Written task >> Copy exactly the lines from the start of the material through the line with "ax = fig.add_axes([147". Pictures stay out of the copy.

Data in this exercise >>
============================================================
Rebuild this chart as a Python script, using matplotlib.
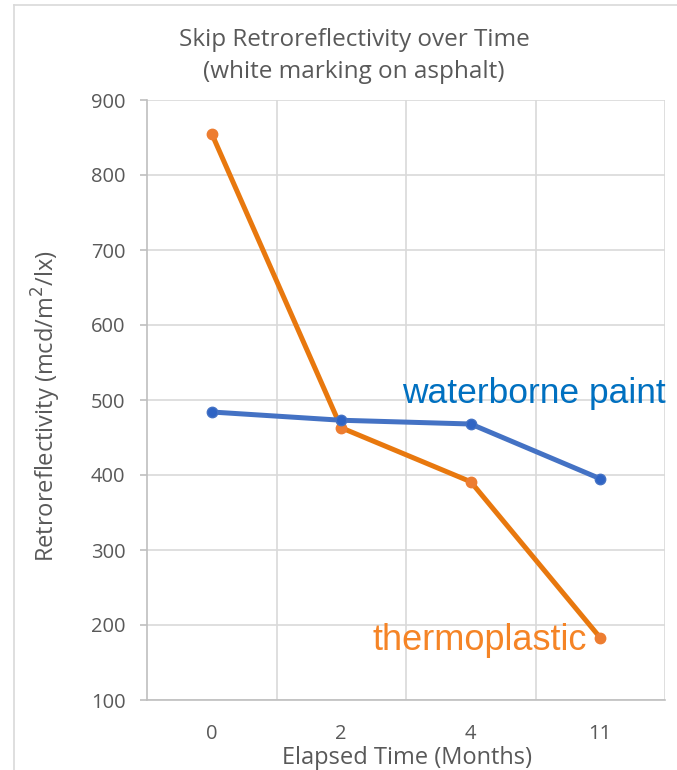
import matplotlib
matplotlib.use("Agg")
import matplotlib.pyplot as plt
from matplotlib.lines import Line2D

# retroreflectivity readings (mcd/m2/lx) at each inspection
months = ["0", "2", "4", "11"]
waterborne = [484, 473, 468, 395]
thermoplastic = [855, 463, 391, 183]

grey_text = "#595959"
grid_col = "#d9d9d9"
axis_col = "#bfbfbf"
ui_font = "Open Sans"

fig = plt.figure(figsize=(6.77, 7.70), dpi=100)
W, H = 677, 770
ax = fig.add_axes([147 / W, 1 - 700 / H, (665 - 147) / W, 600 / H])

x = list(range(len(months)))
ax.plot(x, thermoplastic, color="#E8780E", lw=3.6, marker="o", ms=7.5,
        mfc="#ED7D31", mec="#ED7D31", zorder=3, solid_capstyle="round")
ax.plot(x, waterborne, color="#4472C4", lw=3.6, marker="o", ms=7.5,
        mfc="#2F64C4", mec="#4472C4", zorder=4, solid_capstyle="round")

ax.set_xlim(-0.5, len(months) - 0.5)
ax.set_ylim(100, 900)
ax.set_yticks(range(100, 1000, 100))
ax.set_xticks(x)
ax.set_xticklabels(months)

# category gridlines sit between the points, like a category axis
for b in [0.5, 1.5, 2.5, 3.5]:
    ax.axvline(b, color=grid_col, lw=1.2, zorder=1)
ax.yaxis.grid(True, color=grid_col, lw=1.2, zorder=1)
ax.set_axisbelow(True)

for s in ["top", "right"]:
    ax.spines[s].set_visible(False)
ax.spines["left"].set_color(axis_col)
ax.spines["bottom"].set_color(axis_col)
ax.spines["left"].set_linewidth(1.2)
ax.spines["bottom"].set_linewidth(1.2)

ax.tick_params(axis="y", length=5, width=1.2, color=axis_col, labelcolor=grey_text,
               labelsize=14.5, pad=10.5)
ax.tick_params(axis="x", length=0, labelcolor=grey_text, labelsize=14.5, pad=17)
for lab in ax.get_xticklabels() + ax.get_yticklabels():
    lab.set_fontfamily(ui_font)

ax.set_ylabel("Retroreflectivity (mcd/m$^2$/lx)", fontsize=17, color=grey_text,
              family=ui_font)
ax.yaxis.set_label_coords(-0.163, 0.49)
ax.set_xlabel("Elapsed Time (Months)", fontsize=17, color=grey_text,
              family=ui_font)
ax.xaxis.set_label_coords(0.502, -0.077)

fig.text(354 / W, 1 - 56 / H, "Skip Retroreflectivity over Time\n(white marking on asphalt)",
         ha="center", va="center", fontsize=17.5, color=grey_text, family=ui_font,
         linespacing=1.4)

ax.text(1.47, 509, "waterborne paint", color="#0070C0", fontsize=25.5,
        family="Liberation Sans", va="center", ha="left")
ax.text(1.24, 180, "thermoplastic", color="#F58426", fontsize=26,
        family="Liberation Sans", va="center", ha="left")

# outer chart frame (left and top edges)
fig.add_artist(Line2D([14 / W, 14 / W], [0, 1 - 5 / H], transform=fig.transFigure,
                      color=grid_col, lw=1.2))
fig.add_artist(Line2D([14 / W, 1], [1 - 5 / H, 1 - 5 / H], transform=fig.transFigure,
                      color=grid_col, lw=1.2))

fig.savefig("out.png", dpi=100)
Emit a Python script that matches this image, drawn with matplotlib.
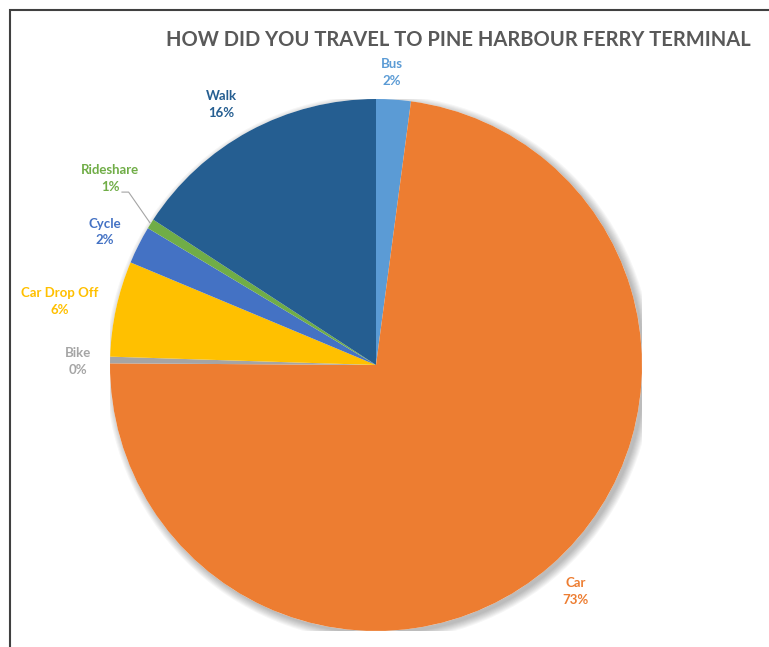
============================================================
Reply >>
Rebuild this chart as a Python script, using matplotlib.
import matplotlib
matplotlib.use("Agg")
import matplotlib.pyplot as plt
from matplotlib.lines import Line2D

# retroreflectivity readings (mcd/m2/lx) at each inspection
months = ["0", "2", "4", "11"]
waterborne = [484, 473, 468, 395]
thermoplastic = [855, 463, 391, 183]

grey_text = "#595959"
grid_col = "#d9d9d9"
axis_col = "#bfbfbf"
ui_font = "Open Sans"

fig = plt.figure(figsize=(6.77, 7.70), dpi=100)
W, H = 677, 770
ax = fig.add_axes([147 / W, 1 - 700 / H, (665 - 147) / W, 600 / H])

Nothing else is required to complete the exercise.